Multiple student groups criticized USC after the Undergraduate Student Government agreed last week to fund an event featuring conservative commentator Ben Shapiro, citing the use of funds for extra policing and its effects on student minority groups.
The Black Student Assembly, Latinx Student Assembly and Asian Pacific American Student Assembly shared an unsigned statement over the weekend denouncing USC and accusing the University of co-hosting Shapiro. While the event received funding from USG, the University administration will not pay for the event and is not a co-sponsor of it, a USC source told the Daily Trojan.
Shapiro’s presence on college campuses has had a history of violence. Last September, nine people were arrested while protesting Shapiro at UC Berkeley; two were arrested during protests when Shapiro visited the University of Utah.
“The safety and lives of minority communities on the University of Southern California’s campus [are] in harm’s way,” said the statement, which also promoted the use of the hashtag #SoundTheAlarm. “[Shapiro] is known to be a purveyor of hate speech, including the eradication of entire races and discriminatory comments against a multitude of minority communities.”

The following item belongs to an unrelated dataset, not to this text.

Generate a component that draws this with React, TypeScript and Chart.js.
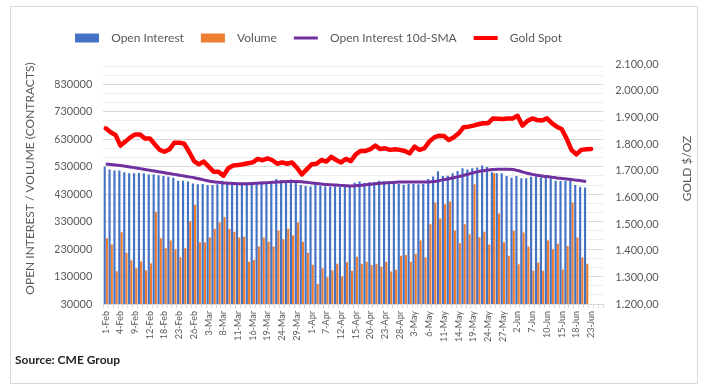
import React, { useEffect, useRef } from 'react';
import { Chart, registerables } from 'chart.js';

Chart.register(...registerables);

// ---------- DATA ----------
const DATES: string[] = [
  '1-Feb', '2-Feb', '3-Feb', '4-Feb', '5-Feb', '8-Feb', '9-Feb', '10-Feb', '11-Feb', '12-Feb',
  '16-Feb', '17-Feb', '18-Feb', '19-Feb', '22-Feb', '23-Feb', '24-Feb', '25-Feb', '26-Feb',
  '1-Mar', '2-Mar', '3-Mar', '4-Mar', '5-Mar', '8-Mar', '9-Mar', '10-Mar', '11-Mar', '12-Mar',
  '15-Mar', '16-Mar', '17-Mar', '18-Mar', '19-Mar', '22-Mar', '23-Mar', '24-Mar', '25-Mar', '26-Mar',
  '29-Mar', '30-Mar', '31-Mar',
  '1-Apr', '5-Apr', '6-Apr', '7-Apr', '8-Apr', '9-Apr', '12-Apr', '13-Apr', '14-Apr', '15-Apr',
  '16-Apr', '19-Apr', '20-Apr', '21-Apr', '22-Apr', '23-Apr', '26-Apr', '27-Apr', '28-Apr', '29-Apr', '30-Apr',
  '3-May', '4-May', '5-May', '6-May', '7-May', '10-May', '11-May', '12-May', '13-May', '14-May',
  '17-May', '18-May', '19-May', '20-May', '21-May', '24-May', '25-May', '26-May', '27-May', '28-May',
  '1-Jun', '2-Jun', '3-Jun', '4-Jun', '7-Jun', '8-Jun', '9-Jun', '10-Jun', '11-Jun', '14-Jun',
  '15-Jun', '16-Jun', '17-Jun', '18-Jun', '21-Jun', '22-Jun', '23-Jun', '24-Jun', '25-Jun',
];

const OPEN_INTEREST: number[] = [
  530000, 520000, 516000, 516000, 510000, 506000, 506000, 507000, 506000, 502000,
  502000, 499000, 496000, 493000, 490000, 479000, 479000, 476000, 469000, 466000,
  467000, 463000, 463000, 466000, 479000, 473000, 469000, 469000, 468000, 469000,
  472000, 474000, 476000, 473000, 476000, 485000, 482000, 480000, 483000, 480000,
  463000, 460000, 458000, 463000, 460000, 458000, 457000, 458000, 457000, 457000,
  456000, 472000, 476000, 471000, 473000, 473000, 479000, 477000, 477000, 478000,
  467000, 464000, 467000, 467000, 466000, 468000, 485000, 494000, 513000, 496000,
  497000, 506000, 514000, 524000, 520000, 524000, 527000, 534000, 529000, 510000,
  506000, 506000, 496000, 490000, 496000, 488000, 488000, 493000, 494000, 491000,
  490000, 488000, 479000, 478000, 478000, 478000, 463000, 457000, 454000,
];

const VOLUME: number[] = [
  269000, 247000, 149000, 291000, 217000, 189000, 160000, 185000, 153000, 178000,
  366000, 269000, 233000, 261000, 229000, 200000, 233000, 331000, 391000, 255000,
  255000, 272000, 304000, 327000, 347000, 303000, 293000, 272000, 275000, 184000,
  190000, 239000, 272000, 257000, 239000, 298000, 266000, 304000, 280000, 327000,
  257000, 217000, 173000, 103000, 160000, 127000, 153000, 177000, 130000, 182000,
  151000, 202000, 177000, 184000, 172000, 177000, 166000, 184000, 148000, 155000,
  206000, 208000, 184000, 213000, 261000, 199000, 320000, 400000, 341000, 393000,
  403000, 298000, 251000, 320000, 284000, 466000, 273000, 293000, 247000, 506000,
  360000, 255000, 206000, 297000, 175000, 290000, 239000, 151000, 181000, 151000,
  261000, 229000, 249000, 156000, 241000, 400000, 272000, 199000, 177000,
];

const OI_SMA_10D: number[] = [
  540000, 538000, 536000, 534000, 532000, 529000, 526000, 523000, 520000, 517000,
  514000, 511000, 508000, 505000, 502000, 499000, 496000, 493000, 490000, 486000,
  482000, 478000, 475000, 473000, 471000, 470000, 469000, 468000, 468000, 468000,
  469000, 470000, 471000, 472000, 473000, 474000, 475000, 476000, 476000, 476000,
  475000, 473000, 471000, 469000, 467000, 465000, 464000, 463000, 462000, 461000,
  460000, 461000, 462000, 464000, 466000, 468000, 470000, 471000, 472000, 473000,
  474000, 474000, 474000, 474000, 474000, 474000, 474000, 476000, 479000, 483000,
  486000, 490000, 494000, 498000, 503000, 508000, 512000, 515000, 518000, 520000,
  521000, 521000, 521000, 520000, 516000, 511000, 506000, 502000, 499000, 496000,
  494000, 492000, 489000, 487000, 485000, 483000, 481000, 479000, 476000,
];

const GOLD_SPOT: number[] = [
  1859, 1844, 1834, 1794, 1809, 1825, 1836, 1836, 1821, 1821,
  1799, 1778, 1771, 1780, 1805, 1805, 1801, 1771, 1736, 1724,
  1734, 1715, 1696, 1696, 1681, 1709, 1719, 1721, 1724, 1728,
  1731, 1744, 1739, 1746, 1739, 1726, 1731, 1726, 1731, 1711,
  1686, 1705, 1724, 1726, 1740, 1734, 1752, 1740, 1731, 1744,
  1736, 1761, 1774, 1774, 1781, 1794, 1781, 1784, 1778, 1780,
  1778, 1774, 1765, 1790, 1778, 1784, 1809, 1825, 1831, 1830,
  1815, 1825, 1840, 1863, 1865, 1869, 1874, 1878, 1878, 1896,
  1895, 1894, 1896, 1896, 1906, 1869, 1886, 1896, 1890, 1888,
  1896, 1878, 1865, 1856, 1821, 1778, 1761, 1778, 1780, 1781,
];

const SERIES_NAMES = ['Open Interest', 'Volume', 'Open Interest 10d-SMA', 'Gold Spot'];
const LEFT_TITLE = 'OPEN INTEREST / VOLUME (CONTRACTS)';
const RIGHT_TITLE = 'GOLD $/OZ';
const SOURCE = 'Source: CME Group';

// left axis: major every 100000 from 30000, minor lines at thirds
const LEFT_MIN = 30000;
const LEFT_MAX = 904000;
const LEFT_MAJOR = 100000;
const RIGHT_MIN = 1200;
const RIGHT_MAX = 2100;
const RIGHT_STEP = 100;

const COLORS = {
  oi: '#4472C4',
  vol: '#ED7D31',
  sma: '#7030A0',
  gold: '#FF0000',
  text: '#595959',
};

const FONT = 'Lato';

function euroFormat(v: number): string {
  const [i, d] = v.toFixed(2).split('.');
  return i.replace(/\B(?=(\d{3})+(?!\d))/g, '.') + ',' + d;
}

const extrasPlugin = {
  id: 'extras',
  beforeLayout(chart: any) {
    const lg = chart.legend;
    if (lg && !lg.__patched) {
      const orig = lg.fit;
      lg.fit = function (this: any) {
        orig.call(this);
        this.height += 10;
      };
      lg.__patched = true;
    }
  },
  afterLayout(chart: any) {
    const lg = chart.legend;
    if (lg) {
      lg.left += 3;
      lg.right += 3;
    }
  },
  afterDraw(chart: any) {
    const { ctx, chartArea } = chart;
    ctx.save();
    ctx.fillStyle = COLORS.text;
    ctx.font = `12px ${FONT}`;
    ctx.textAlign = 'center';
    ctx.textBaseline = 'middle';
    ctx.save();
    ctx.translate(30, chartArea.top + 114.5);
    ctx.rotate(-Math.PI / 2);
    ctx.fillText(LEFT_TITLE, 0, 0);
    ctx.restore();
    ctx.save();
    ctx.translate(687, chartArea.top + 104.5);
    ctx.rotate(-Math.PI / 2);
    ctx.fillText(RIGHT_TITLE, 0, 0);
    ctx.restore();
    ctx.fillStyle = '#262626';
    ctx.font = `bold 12px ${FONT}`;
    ctx.textAlign = 'left';
    ctx.fillText(SOURCE, 15, 360);
    ctx.restore();
  },
};

export default function App() {
  const ref = useRef<HTMLCanvasElement>(null);

  useEffect(() => {
    document.body.style.margin = '0';
    Chart.defaults.font.family = FONT;
    Chart.defaults.color = COLORS.text;

    const leftTicks: number[] = [];
    for (let k = 0; LEFT_MIN + (k * LEFT_MAJOR) / 3 <= LEFT_MAX; k++) {
      leftTicks.push(LEFT_MIN + (k * LEFT_MAJOR) / 3);
    }

    const chart = new Chart(ref.current as HTMLCanvasElement, {
      type: 'bar',
      data: {
        labels: DATES,
        datasets: [
          {
            type: 'bar',
            label: SERIES_NAMES[0],
            data: OPEN_INTEREST,
            backgroundColor: COLORS.oi,
            borderWidth: 0,
            yAxisID: 'y',
            order: 2,
            categoryPercentage: 0.9,
            barPercentage: 0.98,
          },
          {
            type: 'bar',
            label: SERIES_NAMES[1],
            data: VOLUME,
            backgroundColor: COLORS.vol,
            borderWidth: 0,
            yAxisID: 'y',
            order: 2,
            categoryPercentage: 0.9,
            barPercentage: 0.98,
          },
          {
            type: 'line',
            label: SERIES_NAMES[2],
            data: OI_SMA_10D,
            borderColor: COLORS.sma,
            backgroundColor: COLORS.sma,
            borderWidth: 3,
            pointRadius: 0,
            tension: 0.3,
            yAxisID: 'y',
            order: 1,
          },
          {
            type: 'line',
            label: SERIES_NAMES[3],
            data: GOLD_SPOT,
            borderColor: COLORS.gold,
            backgroundColor: COLORS.gold,
            borderWidth: 4.5,
            borderJoinStyle: 'round',
            borderCapStyle: 'round',
            pointRadius: 0,
            tension: 0,
            yAxisID: 'y1',
            order: 0,
          },
        ] as any,
      },
      options: {
        responsive: false,
        animation: false,
        devicePixelRatio: 1,
        layout: { padding: { left: 55, top: 15, right: 0, bottom: 0 } },
        plugins: {
          tooltip: { enabled: false },
          legend: {
            display: true,
            position: 'top',
            align: 'start',
            labels: {
              usePointStyle: true,
              pointStyleWidth: 24,
              boxHeight: 9,
              padding: 17,
              color: COLORS.text,
              font: { size: 12, family: FONT },
              sort: (a: any, b: any) => a.datasetIndex - b.datasetIndex,
              generateLabels: (ch: any) => {
                const base = (Chart.defaults.plugins.legend.labels as any).generateLabels(ch);
                return base.map((it: any) => {
                  const ds = ch.data.datasets[it.datasetIndex];
                  const isLine = ds.type === 'line';
                  return {
                    ...it,
                    text: '  ' + it.text,
                    pointStyle: isLine ? 'line' : 'rect',
                    lineWidth: isLine ? (it.datasetIndex === 3 ? 4 : 3) : 0,
                    strokeStyle: isLine ? ds.borderColor : ds.backgroundColor,
                    fillStyle: ds.backgroundColor,
                  };
                });
              },
            },
          },
        },
        scales: {
          x: {
            offset: true,
            afterFit: (s: any) => {
              s.height = 87;
            },
            grid: {
              display: true,
              drawOnChartArea: false,
              drawTicks: true,
              tickLength: 4,
              color: '#D9D9D9',
              offset: true,
            },
            border: { display: true, color: '#D9D9D9' },
            ticks: {
              autoSkip: false,
              maxRotation: 90,
              minRotation: 90,
              padding: 3,
              color: COLORS.text,
              font: { size: 9, family: FONT },
              callback: function (this: any, val: any, idx: number) {
                return idx % 3 === 0 ? this.getLabelForValue(val) : '';
              },
            },
          },
          y: {
            position: 'left',
            min: LEFT_MIN,
            max: LEFT_MAX,
            afterFit: (s: any) => {
              s.width = 48.3;
            },
            afterBuildTicks: (s: any) => {
              s.ticks = leftTicks.map((v) => ({ value: v }));
            },
            border: { display: false },
            grid: {
              drawTicks: false,
              color: (c: any) => (c.index % 3 === 0 ? '#D9D9D9' : '#EDEDED'),
            },
            ticks: {
              autoSkip: false,
              padding: 11,
              color: COLORS.text,
              font: { size: 11, family: FONT },
              callback: (v: any, idx: number) => (idx % 3 === 0 ? String(Math.round(Number(v))) : ''),
            },
          },
          y1: {
            position: 'right',
            min: RIGHT_MIN,
            max: RIGHT_MAX,
            afterFit: (s: any) => {
              s.width = 112.7;
            },
            border: { display: false },
            grid: { display: false, drawTicks: false, drawOnChartArea: false },
            ticks: {
              autoSkip: false,
              stepSize: RIGHT_STEP,
              padding: 12,
              color: COLORS.text,
              font: { size: 11, family: FONT },
              callback: (v: any) => euroFormat(Number(v)),
            },
          },
        },
      } as any,
      plugins: [extrasPlugin],
    });

    return () => chart.destroy();
  }, []);

  return (
    <div style={{ position: 'relative', width: 716, height: 391, background: '#ffffff' }}>
      <div
        style={{
          position: 'absolute',
          left: 10,
          top: 6,
          width: 688,
          height: 378,
          border: '1px solid #D9D9D9',
          boxSizing: 'border-box',
        }}
      />
      <canvas
        ref={ref}
        width={716}
        height={391}
        style={{ position: 'absolute', left: 0, top: 0, width: 716, height: 391 }}
      />
    </div>
  );
}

Shapiro has made incendiary comments referencing race, sexuality and gender identity, such as accusing Arabs of enjoying violence — a statement he later apologized for — and calling transgender people mentally ill.
BSA was the first student organization to share the statement, but did not comment on whether member of the organization wrote it. LSA declined to comment and APASA did not respond in time for publication.

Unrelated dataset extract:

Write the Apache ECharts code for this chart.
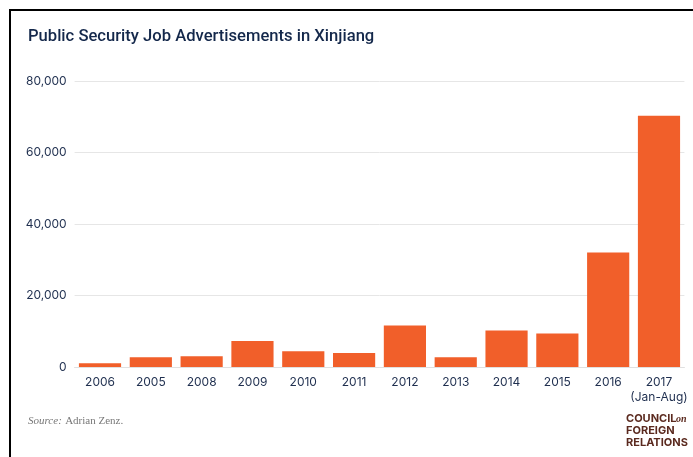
<!DOCTYPE html>
<html><head><meta charset="utf-8">
<style>html,body{margin:0;padding:0;background:#fff}#c{width:693px;height:457px}</style>
<script src="https://cdn.jsdelivr.net/npm/echarts@6/dist/echarts.min.js"></script>
</head><body><div id="c"></div>
<script>
var categories = ['2006','2005','2008','2009','2010','2011','2012','2013','2014','2015','2016','2017\n(Jan-Aug)'];
var adCounts = [1050, 2750, 3000, 7300, 4400, 3950, 11600, 2750, 10200, 9350, 32000, 70300];
var yTicks = [0, 20000, 40000, 60000, 80000];

var chart = echarts.init(document.getElementById('c'), null, {renderer:'canvas'});
chart.setOption({
  animation:false,
  backgroundColor:'#fff',
  title:{text:'Public Security Job Advertisements in Xinjiang', left:23, top:23, padding:5,
    textStyle:{fontFamily:'Roboto', fontSize:16.6, fontWeight:500, color:'#14284b'}},
  grid:{left:74.6, right:8.6, top:81, bottom:90, containLabel:false},
  xAxis:{type:'category', data:categories,
    axisLine:{show:true, lineStyle:{color:'#e0e0e0', width:1}},
    axisTick:{show:false},
    axisLabel:{interval:0, color:'#1f2f4f', fontFamily:'Inter', fontSize:12, margin:8, lineHeight:15}},
  yAxis:{type:'value', min:yTicks[0], max:yTicks[yTicks.length-1], interval:20000,
    axisLine:{show:false}, axisTick:{show:false},
    splitLine:{lineStyle:{color:'#e6e6e6', width:1}},
    axisLabel:{color:'#1f2f4f', fontFamily:'Inter', fontSize:12, margin:8,
      formatter:function(v){return v.toLocaleString('en-US');}}},
  series:[{type:'bar', data:adCounts, barCategoryGap:'17%',
    itemStyle:{color:'#f15f2a'}}],
  graphic:[
    {type:'rect', shape:{x:9, y:9, width:684, height:2}, style:{fill:'#000'}},
    {type:'rect', shape:{x:9, y:9, width:2, height:448}, style:{fill:'#000'}},
    {type:'text', left:28, top:415, style:{rich:{a:{fontFamily:'Liberation Serif', fontStyle:'italic', fontSize:11, fill:'#777'}, b:{fontFamily:'Liberation Serif', fontSize:11, fill:'#777'}}, text:'{a|Source:} {b|Adrian Zenz.}'}},
    {type:'text', left:626, top:413, style:{text:'COUNCIL\nFOREIGN\nRELATIONS', fontFamily:'Inter', fontWeight:'bold', fontSize:11, lineHeight:12, fill:'#5b2a1f'}},
    {type:'text', left:676, top:414, style:{text:'on', fontFamily:'Liberation Serif', fontStyle:'italic', fontWeight:'bold', fontSize:10, fill:'#5b2a1f'}}
  ]
});
</script></body></html>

“We felt that students on campus — not just black students, but students of color … just need an opportunity to get to share their voice behind how they felt about this whole event taking place,” BSA leaders told the Daily Trojan.
USC’s chapter of Young Americans for Freedom, a national conservative youth activism organization, announced in July that it would host Shapiro on Oct. 4.
The statement alleged that USC would pay for security on campus that would include uniformed and undercover police officers, along with a K-9 Unit.
Department of Public Safety Chief John Thomas said in a statement to the Daily Trojan that K-9 units were “never part of the safety plan.”
“It is our responsibility to assess the needs and provide sufficient resources to ensure the safety of members of our campus community and event participants,” Thomas said in the statement. “Our role is to make sure that all parties on campus may safely exercise their first amendment rights in accordance with university policy.”
According to DPS Assistant Chief David Carlisle, most of the security presence will be DPS officers, along with a “modest amount” of uniformed LAPD officers, but that city police will be on standby.
“I want to make it clear: DPS is not dissuading or denying anyone the right to demonstrate or protest or express themselves on campus,” Carlisle said. “We expect [our students] to behave responsibly and we don’t anticipate any problems. We’re there in the background, so to speak, to make sure that things remain peaceful.”
According to Maxwell Brandon, the chairman of USC chapter of YAF, the added security is not meant to “oppress minorities” or to stop a protest of the event, but to prevent violence.
“We’re not trying to squash anyone’s right to protest,” Brandon said. “We’re just trying to make sure that there’s not going to be any violence … [Police are] coming in as a First Amendment protection for both sides.”
Brandon explained that the total cost of DPS and private security staff amounted to $15,000. USG is providing $4,100 from the discretionary fund, the maximum for individual organizations per academic year allowed according to the USG Funding Guide. YAF said it will cover the remainder of the cost through fundraisers.
“We have very strict funding guidelines where every recognized student organization, regardless of political affiliation, can apply for funding,” said USG President Debbie Lee. “If the application follows procedures and guidelines, then it’ll be passed.”
YAF will allot $1,000 of the total cost to creating a designated area for students to protest. BSA leaders said, however, that they were unaware of the addition of the designated protest space.
“BSA would like an opportunity to share our voices and we’re glad that they decided to do that,” BSA leaders told the Daily Trojan.